Tales from the timber
All across Illinois, deer hunters have commented on the lack of shooting during the first firearm season.
Jamie Farr (pictured above) is not among them. A native of Table Grove, Farr now lives in Junction City, Kansas, near where he killed one of the largest typical bucks shot so far this fall.
But after returning home to hunt in Fulton County for the first firearm season, Farr joked he was hiding behind a tree through the weekend.
“Picking up a shotgun and coming home to hunt on the family farm is fun, but man it seems like there’s a lot of hunters,” Farr said. “A lot of the locals were saying there weren’t as many guns going off, but I was still a little nervous.”
Then again, Farr is used to bowhunting in Kansas, where hunting pressure is lighter and deer are more spread out.
There are plenty of trophies in Kansas, though, including the buck he arrowed on Oct. 22. The 12-pointer grossed 208 inches when green scored and is expected to net around 190 inches. Deer like that make it hard for Farr to return home often.

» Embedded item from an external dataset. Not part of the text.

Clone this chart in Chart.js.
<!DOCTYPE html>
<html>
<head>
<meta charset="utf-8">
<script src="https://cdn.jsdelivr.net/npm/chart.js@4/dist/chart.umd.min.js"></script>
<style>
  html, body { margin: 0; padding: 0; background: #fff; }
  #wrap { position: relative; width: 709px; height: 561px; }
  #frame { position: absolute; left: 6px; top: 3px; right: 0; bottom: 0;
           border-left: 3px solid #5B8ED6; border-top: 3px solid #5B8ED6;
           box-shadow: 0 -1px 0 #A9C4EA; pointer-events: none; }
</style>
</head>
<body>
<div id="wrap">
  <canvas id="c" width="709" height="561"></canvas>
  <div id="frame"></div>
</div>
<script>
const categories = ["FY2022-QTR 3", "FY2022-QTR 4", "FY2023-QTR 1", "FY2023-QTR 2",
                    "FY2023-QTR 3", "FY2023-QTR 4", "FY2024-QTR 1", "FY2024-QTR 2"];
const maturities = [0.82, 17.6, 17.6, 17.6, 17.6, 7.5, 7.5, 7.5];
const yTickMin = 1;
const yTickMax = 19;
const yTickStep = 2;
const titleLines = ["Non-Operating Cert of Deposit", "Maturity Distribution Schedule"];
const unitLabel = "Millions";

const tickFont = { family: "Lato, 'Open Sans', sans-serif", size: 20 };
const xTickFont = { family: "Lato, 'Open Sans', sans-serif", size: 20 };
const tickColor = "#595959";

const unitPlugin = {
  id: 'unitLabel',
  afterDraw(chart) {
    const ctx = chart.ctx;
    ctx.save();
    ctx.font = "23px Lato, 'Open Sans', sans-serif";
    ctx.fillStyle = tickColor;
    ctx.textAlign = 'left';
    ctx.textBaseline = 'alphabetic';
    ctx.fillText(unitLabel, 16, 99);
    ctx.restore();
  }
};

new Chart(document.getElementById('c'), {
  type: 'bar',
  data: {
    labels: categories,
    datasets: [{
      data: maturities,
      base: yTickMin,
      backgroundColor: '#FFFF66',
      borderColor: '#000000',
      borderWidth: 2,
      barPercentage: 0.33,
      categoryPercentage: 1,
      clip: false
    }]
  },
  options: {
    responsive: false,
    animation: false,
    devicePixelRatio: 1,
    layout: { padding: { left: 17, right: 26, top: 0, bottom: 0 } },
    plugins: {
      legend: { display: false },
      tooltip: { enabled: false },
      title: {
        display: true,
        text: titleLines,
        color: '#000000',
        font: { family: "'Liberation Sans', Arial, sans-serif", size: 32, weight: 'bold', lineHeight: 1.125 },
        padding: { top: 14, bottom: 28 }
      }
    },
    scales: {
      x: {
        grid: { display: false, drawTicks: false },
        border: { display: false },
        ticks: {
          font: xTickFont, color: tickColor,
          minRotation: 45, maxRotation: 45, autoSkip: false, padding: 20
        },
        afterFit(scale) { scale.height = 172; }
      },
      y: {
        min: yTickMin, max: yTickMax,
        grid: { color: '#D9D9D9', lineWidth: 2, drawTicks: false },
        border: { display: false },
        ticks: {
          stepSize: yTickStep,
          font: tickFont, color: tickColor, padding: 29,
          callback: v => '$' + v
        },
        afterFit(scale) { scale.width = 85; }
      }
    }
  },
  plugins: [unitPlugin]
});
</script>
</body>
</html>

“I would love to come back here to bowhunt, but it really conflicts with the rut in Kansas,” said Farr, who shot a doe during his Illinois gun hunt. “It’s hard to leave Kansas to go somewhere else and bowhunt. Even Illinois.”

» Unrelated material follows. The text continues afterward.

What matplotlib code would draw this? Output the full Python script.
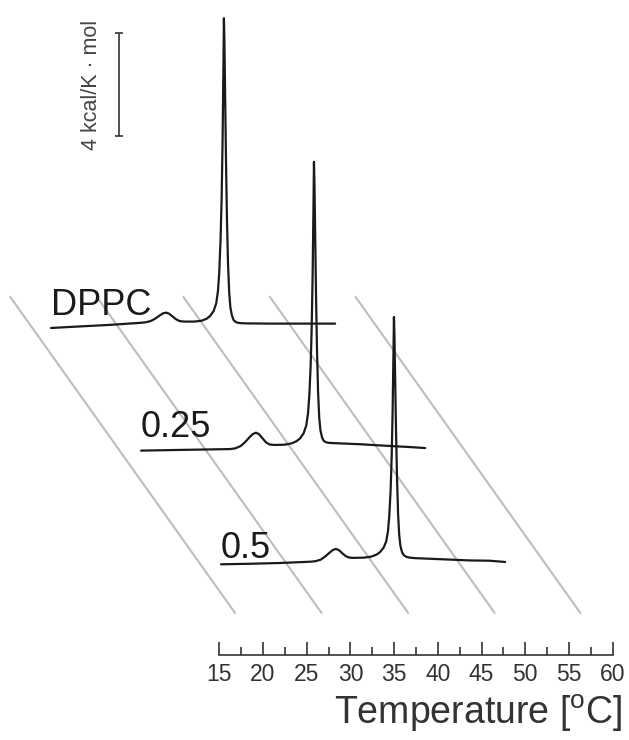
import matplotlib
matplotlib.use("Agg")
import matplotlib.pyplot as plt
from matplotlib.ticker import MultipleLocator

plt.rcParams['font.family'] = ['Liberation Sans', 'DejaVu Sans']
plt.rcParams['mathtext.default'] = 'regular'

# ---------------- data ----------------
labels = ["DPPC", "0.25", "0.5"]

# temperature grid of each thermogram (frame of the front trace), deg C
temps = [15.2, 18.5, 21.9, 25.4,
         26.0, 26.6, 27.1, 27.6, 28.0, 28.35, 28.7, 29.1, 29.5, 29.9, 30.4,
         31.6, 32.4, 33.0, 33.4, 33.8, 34.1, 34.3, 34.45, 34.6, 34.72, 34.83, 34.93,
         34.98,
         35.04, 35.12, 35.22, 35.33, 35.45, 35.58, 35.72, 35.9, 36.1, 36.4, 36.8, 37.4,
         40.2, 43.7, 45.9, 47.7]

# excess heat capacity, kcal/(K mol)
cp_dppc = [0.0, 0.06, 0.12, 0.20,
           0.22, 0.27, 0.36, 0.48, 0.57, 0.60, 0.56, 0.45, 0.34, 0.27, 0.25,
           0.25, 0.28, 0.36, 0.47, 0.66, 0.96, 1.45, 2.2, 3.5, 5.1, 7.4, 10.4,
           12.1,
           11.1, 9.0, 6.5, 4.2, 2.5, 1.4, 0.8, 0.48, 0.30, 0.22, 0.19, 0.18,
           0.17, 0.17, 0.17, 0.17]
cp_025 = [0.0, 0.02, 0.04, 0.06,
          0.09, 0.18, 0.33, 0.52, 0.65, 0.70, 0.64, 0.48, 0.32, 0.24, 0.22,
          0.23, 0.28, 0.37, 0.48, 0.68, 0.98, 1.45, 2.15, 3.3, 4.8, 6.9, 9.7,
          11.28,
          10.4, 8.4, 6.0, 3.9, 2.3, 1.3, 0.8, 0.52, 0.38, 0.32, 0.30, 0.29,
          0.25, 0.18, 0.14, 0.10]
cp_05 = [0.0, 0.02, 0.05, 0.10,
         0.12, 0.18, 0.30, 0.45, 0.56, 0.60, 0.55, 0.42, 0.31, 0.26, 0.25,
         0.26, 0.30, 0.38, 0.48, 0.65, 0.90, 1.3, 1.9, 2.9, 4.2, 6.0, 8.4,
         9.66,
         8.9, 7.2, 5.2, 3.4, 2.0, 1.15, 0.72, 0.48, 0.36, 0.29, 0.26, 0.24,
         0.20, 0.15, 0.14, 0.09]
cps = [cp_dppc, cp_025, cp_05]

# waterfall offsets of each trace (temperature shift, Cp shift)
offset_T = [-19.45, -9.15, 0.0]
offset_cp = [9.23, 4.44, 0.0]

# oblique guide lines (temperature where they meet the floor)
grid_T = [16.8, 26.7, 36.6, 46.5, 56.3]

# scale bar
scale_kcal = 4
scale_text = "4 kcal/K · mol"

# temperature axis
axis_min, axis_max = 15, 60
xlabel = "Temperature [$^{o}$C]"

# ---------------- style / layout ----------------
W, H = 629, 740
GRID_BOTTOM, GRID_TOP = -1.9, 10.44
DEPTH_SLOPE = -2.083          # deg C per kcal along depth direction
label_dy_pt = [9.4, 10.0, 4.5]
curve_color = '#1a1a1a'

fig = plt.figure(figsize=(W / 100, H / 100), dpi=100)
ax = fig.add_axes([0, 0, 1, 1])
ax.set_xlim(-10.086, 61.87)
ax.set_ylim(-6.863, 22.04)
ax.axis('off')

# guide lines
for T in grid_T:
    ax.plot([T, T + (GRID_TOP - GRID_BOTTOM) * DEPTH_SLOPE], [GRID_BOTTOM, GRID_TOP],
            color='#bdbdbd', lw=1.5, zorder=1, solid_capstyle='round')

# thermograms
for name, cp, dT, dC, dy in zip(labels, cps, offset_T, offset_cp, label_dy_pt):
    x = [t + dT for t in temps]
    y = [c + dC for c in cp]
    ax.plot(x, y, color=curve_color, lw=1.6, zorder=3,
            solid_joinstyle='round', solid_capstyle='round')
    ax.annotate(name, xy=(x[0], y[0]), xytext=(0, dy), textcoords='offset points',
                fontsize=26, ha='left', va='baseline', color='#1a1a1a')

# scale bar
sb_T, sb_bottom = 3.53, 16.74
ax.errorbar([sb_T], [sb_bottom + scale_kcal / 2], yerr=[scale_kcal / 2],
            fmt='none', ecolor='#333333', elinewidth=1.2, capsize=3, capthick=1.2)
ax.text(0.40, sb_bottom + scale_kcal / 2, scale_text, rotation=90,
        ha='center', va='center', fontsize=15.5, color='#444444')

# temperature axis
ax2 = fig.add_axes([219.3 / W, (H - 655) / H, (612.7 - 219.3) / W, 0.001])
ax2.set_xlim(axis_min, axis_max)
ax2.set_ylim(0, 1)
ax2.patch.set_alpha(0)
for s in ['top', 'left', 'right']:
    ax2.spines[s].set_visible(False)
ax2.spines['bottom'].set_color('#333333')
ax2.spines['bottom'].set_linewidth(1.2)
ax2.set_yticks([])
ax2.xaxis.set_major_locator(MultipleLocator(5))
ax2.xaxis.set_minor_locator(MultipleLocator(2.5))
ax2.tick_params(axis='x', which='major', direction='in', length=9.5, width=1.2,
                color='#333333', labelsize=16.5, labelcolor='#333333', pad=6)
ax2.tick_params(axis='x', which='minor', direction='in', length=6, width=1.2,
                color='#333333')
ax2.set_xlabel(xlabel, fontsize=27, color='#333333')
ax2.xaxis.set_label_coords(622 / W, (H - 713) / H, transform=fig.transFigure)
ax2.xaxis.label.set_ha('right')
ax2.xaxis.label.set_va('center')

fig.savefig('out.png', dpi=100)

Sometimes it pays to hesitate before shooting. Just ask Tizoc Novoa (pictured above) of Creve Coeur. Hunting in Fulton County at 1 p.m. on opening day, Novoa was poised to shoot a large doe when he hesitated.

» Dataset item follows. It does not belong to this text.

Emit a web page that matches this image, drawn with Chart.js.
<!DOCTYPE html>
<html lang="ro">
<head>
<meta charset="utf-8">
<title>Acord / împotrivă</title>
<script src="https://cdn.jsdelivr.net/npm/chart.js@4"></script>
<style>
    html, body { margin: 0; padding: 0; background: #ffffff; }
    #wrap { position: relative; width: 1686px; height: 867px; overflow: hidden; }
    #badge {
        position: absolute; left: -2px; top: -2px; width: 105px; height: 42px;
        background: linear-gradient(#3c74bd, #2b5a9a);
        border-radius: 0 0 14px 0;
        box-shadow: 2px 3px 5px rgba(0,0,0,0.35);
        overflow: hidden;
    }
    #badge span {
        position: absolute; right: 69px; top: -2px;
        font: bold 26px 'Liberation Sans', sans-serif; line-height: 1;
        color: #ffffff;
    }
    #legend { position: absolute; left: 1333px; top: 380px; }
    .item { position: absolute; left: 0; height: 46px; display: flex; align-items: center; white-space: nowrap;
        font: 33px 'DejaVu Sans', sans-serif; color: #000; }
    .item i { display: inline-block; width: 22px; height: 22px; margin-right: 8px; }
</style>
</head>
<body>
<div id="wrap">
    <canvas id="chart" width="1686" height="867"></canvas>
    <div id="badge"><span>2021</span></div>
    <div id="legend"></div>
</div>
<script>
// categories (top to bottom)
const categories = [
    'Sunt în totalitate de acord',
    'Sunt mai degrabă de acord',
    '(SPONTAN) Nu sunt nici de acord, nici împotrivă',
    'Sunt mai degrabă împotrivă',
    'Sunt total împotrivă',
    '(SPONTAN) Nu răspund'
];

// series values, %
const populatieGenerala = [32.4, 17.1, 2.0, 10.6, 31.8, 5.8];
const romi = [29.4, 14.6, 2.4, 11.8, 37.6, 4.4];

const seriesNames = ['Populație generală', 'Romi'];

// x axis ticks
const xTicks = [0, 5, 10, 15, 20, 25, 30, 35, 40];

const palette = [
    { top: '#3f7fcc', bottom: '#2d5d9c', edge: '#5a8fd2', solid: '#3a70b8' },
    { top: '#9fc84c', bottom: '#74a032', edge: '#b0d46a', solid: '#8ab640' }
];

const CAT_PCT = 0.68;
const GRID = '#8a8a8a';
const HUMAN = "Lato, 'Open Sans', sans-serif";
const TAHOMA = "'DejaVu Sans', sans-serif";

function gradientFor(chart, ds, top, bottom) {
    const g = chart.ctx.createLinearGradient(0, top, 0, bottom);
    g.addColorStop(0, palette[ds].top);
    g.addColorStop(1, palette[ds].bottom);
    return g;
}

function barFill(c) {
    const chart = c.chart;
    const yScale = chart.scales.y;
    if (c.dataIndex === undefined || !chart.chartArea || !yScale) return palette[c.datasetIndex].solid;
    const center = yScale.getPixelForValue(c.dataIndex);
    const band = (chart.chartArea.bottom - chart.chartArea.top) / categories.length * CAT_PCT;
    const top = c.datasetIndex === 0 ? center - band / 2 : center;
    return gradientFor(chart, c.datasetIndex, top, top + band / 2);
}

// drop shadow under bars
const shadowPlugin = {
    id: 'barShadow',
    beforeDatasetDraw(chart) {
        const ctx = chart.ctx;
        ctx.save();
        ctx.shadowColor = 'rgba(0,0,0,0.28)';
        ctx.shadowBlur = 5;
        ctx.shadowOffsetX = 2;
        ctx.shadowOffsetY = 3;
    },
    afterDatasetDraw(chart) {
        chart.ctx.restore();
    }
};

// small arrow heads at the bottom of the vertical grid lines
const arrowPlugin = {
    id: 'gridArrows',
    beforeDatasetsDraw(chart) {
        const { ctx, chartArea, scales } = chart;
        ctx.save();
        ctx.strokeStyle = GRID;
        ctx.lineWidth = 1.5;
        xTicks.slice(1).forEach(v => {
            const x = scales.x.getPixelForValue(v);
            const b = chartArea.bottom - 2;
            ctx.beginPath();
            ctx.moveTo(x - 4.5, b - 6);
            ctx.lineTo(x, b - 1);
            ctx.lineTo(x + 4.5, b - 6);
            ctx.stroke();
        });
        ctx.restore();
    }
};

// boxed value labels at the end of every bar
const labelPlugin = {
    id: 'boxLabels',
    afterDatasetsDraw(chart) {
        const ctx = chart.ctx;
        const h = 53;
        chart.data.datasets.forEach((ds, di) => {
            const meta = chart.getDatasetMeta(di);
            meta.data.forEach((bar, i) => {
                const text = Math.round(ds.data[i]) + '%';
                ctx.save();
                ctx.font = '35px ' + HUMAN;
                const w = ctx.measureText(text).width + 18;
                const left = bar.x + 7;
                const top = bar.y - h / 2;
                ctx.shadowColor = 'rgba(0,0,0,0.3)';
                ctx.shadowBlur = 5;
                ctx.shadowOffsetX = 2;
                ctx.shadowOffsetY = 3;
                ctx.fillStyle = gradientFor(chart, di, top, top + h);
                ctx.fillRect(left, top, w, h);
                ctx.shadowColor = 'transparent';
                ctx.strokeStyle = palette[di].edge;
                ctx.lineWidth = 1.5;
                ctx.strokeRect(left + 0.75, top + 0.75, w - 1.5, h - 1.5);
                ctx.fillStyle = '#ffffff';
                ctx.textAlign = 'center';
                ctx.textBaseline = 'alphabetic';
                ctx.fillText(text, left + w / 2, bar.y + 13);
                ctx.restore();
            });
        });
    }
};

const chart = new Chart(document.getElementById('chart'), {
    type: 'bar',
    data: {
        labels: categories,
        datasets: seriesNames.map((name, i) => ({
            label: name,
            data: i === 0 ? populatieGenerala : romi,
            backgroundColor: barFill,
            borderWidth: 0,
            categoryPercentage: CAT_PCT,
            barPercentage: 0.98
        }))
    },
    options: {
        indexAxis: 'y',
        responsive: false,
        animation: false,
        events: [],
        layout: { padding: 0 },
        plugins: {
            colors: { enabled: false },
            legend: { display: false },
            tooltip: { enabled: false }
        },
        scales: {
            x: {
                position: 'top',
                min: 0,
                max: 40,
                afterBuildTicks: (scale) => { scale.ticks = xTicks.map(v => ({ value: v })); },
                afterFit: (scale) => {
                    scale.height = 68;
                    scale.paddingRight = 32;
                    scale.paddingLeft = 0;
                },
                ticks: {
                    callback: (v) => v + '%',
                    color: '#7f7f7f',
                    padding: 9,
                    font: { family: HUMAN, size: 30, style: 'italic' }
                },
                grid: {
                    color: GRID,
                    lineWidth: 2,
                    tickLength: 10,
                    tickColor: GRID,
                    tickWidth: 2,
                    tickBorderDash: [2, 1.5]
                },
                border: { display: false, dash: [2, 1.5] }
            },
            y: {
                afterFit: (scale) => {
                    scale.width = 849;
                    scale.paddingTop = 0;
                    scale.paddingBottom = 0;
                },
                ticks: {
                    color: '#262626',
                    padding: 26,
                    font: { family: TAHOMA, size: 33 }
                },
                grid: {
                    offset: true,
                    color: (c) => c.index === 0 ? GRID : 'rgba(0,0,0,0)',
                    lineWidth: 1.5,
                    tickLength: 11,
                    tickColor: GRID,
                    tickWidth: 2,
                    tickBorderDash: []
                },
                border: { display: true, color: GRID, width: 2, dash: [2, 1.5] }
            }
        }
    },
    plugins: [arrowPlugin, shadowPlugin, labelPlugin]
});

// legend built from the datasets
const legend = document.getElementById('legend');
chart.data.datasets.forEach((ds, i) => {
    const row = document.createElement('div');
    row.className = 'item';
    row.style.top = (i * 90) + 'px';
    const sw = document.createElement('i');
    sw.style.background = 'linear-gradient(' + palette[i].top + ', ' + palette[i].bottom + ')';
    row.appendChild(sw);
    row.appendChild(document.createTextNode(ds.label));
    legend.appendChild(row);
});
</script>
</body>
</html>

“I had my finger on the trigger, but it was my lucky day. For some reason I looked to my right and I saw something moving in the timber. Then I saw antlers,” Novoa said. “So I waited a little more and he came out. That’s when I started shaking in my tree stand.”
With good reason. The buck that walked out just 25 yards from Novoa’s stand was a massive 18-pointer that weighed an estimated 280 pounds field dressed.
“I got real nervous and made a lucky shot,” said Novoa, who hit the buck in the neck and dropped him immediately.
Taxidermist John Williams of Delavan green-scored the buck at 210 inches.
Cell phones sure help pass time in the tree stand, but they nearly cost Curtis Postin a wall-hanger.
Postin was busy sending a text message to his girlfriend on opening day when a buck suddenly appeared in range. Postin barely had time to put his phone away, pick up his gun and shoot.
Only after shooting did he get a chance to look at the rack. What he saw made him smile. The big Fulton County buck had a thick, 16-point rack with a palmated brow tine and a kicker point on the left side.
Interestingly enough, the buck appeared to be a newcomer who had not been spotted in the area since bow season started on Oct. 1.
For the past four years, Grace Frederick of Pekin (pictured above at left) has had to answer the question. “Are you the girl who was in the paper with that nice buck?”
Until last weekend, her answer was always, “No, that’s my sister Betty.”
But no longer. Grace, 17, shot a 127-inch 9-point Knox County buck on opening morning. One day later her father, Richard Frederick, shot a 140-inch 10-pointer to cap another memorable family weekend.
Richard and Betty were featured in that memorable 2004 photograph in the Journal Star — an honor now duplicated by Grace and her father.
As always there were many other big-buck stories to tell.
On opening day in Marshall County, Mick Mannon of Varna shot an impressive 18-pointer. That same morning, Josh Smith of Galesburg downed another trophy in Knox County. Smith’s 19-point buck field dressed at a whopping 284 pounds.
“I’ve got four on the wall, but this is my best ever for sure,” he said.
Bragging rights in the Thome family go not to major leaguer Jim or his brother Chuck, but rather to brother Randy (pictured above). On Nov. 22 he shot an 183-inch Fulton County 12-pointer that was captured on video by Drury Outdoors.
Farther afield, Ransom Brooks, 19, of Olney shot a 23-pointer in Richland County that ranks as the top-scoring gun kill reported to date. Brooks’ buck was green scored at 234 inches. Tales of a 238-inch buck shot by a 15-year-old, but so far no proof to back up the stories.
For all the talk about the commercialization of deer hunting, every year brings a story that proves all hope is not yet lost. The latest is from Jerry Belcher, who shot a 9-point buck opening day but then
watched as his deer ran onto property owned by neighbors he had not met.
Friendly neighbors, as it turned out. After shooting hours Jim McIntyre and two other hunters helped Belcher retrieve his buck from a deep thicket. “After telling my city-raised, non-hunting wife what happened, I think she now truly understands why I enjoy hunting and the people you meet while enjoying the sport,” Belcher said.